_Instructions to follow_
Retype exactly what runs from the first line of the data to the line with "fig = plt.figure(figsize=(W", keeping both of those lines and skipping pictures.

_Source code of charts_
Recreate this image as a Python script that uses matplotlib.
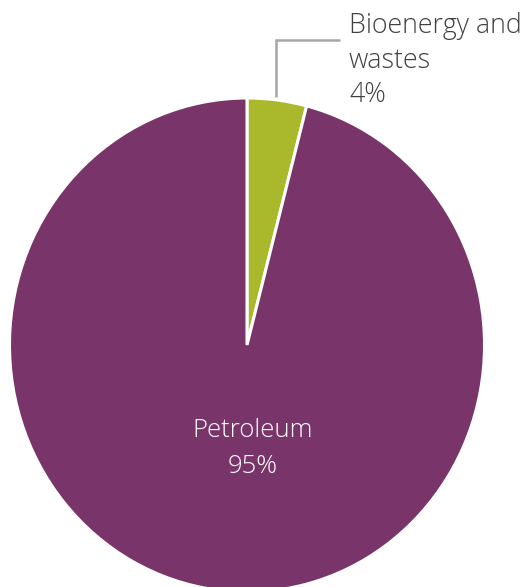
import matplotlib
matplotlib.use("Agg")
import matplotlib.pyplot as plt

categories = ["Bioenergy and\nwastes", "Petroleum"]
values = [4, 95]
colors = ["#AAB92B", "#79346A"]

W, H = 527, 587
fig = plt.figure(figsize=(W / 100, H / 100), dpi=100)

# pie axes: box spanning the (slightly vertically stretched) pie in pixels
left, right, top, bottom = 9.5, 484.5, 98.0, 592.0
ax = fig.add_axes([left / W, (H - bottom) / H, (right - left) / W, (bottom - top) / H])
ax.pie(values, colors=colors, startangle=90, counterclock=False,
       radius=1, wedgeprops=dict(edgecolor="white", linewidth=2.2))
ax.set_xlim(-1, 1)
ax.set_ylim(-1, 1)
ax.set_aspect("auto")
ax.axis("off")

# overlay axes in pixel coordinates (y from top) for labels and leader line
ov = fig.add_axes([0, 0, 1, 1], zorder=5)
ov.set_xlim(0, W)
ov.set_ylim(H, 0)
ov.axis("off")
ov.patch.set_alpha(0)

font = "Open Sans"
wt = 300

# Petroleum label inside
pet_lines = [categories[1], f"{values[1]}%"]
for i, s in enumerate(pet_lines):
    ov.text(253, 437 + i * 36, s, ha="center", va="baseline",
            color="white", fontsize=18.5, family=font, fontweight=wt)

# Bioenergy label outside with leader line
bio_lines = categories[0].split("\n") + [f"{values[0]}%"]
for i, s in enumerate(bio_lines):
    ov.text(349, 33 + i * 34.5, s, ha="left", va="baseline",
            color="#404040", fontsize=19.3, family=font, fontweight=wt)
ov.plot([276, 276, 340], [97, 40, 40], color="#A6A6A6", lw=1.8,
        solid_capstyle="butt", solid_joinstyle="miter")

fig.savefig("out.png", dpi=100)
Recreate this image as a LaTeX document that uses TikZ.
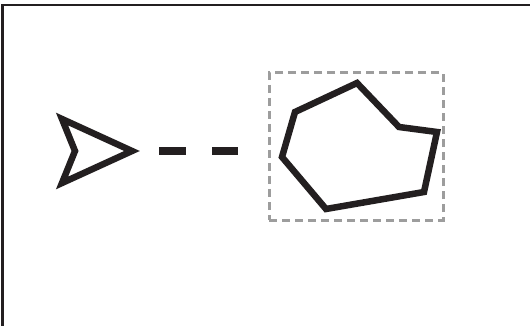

_Exercise output_
Recreate this image as a Python script that uses matplotlib.
import matplotlib
matplotlib.use("Agg")
import matplotlib.pyplot as plt

categories = ["Bioenergy and\nwastes", "Petroleum"]
values = [4, 95]
colors = ["#AAB92B", "#79346A"]

W, H = 527, 587
fig = plt.figure(figsize=(W / 100, H / 100), dpi=100)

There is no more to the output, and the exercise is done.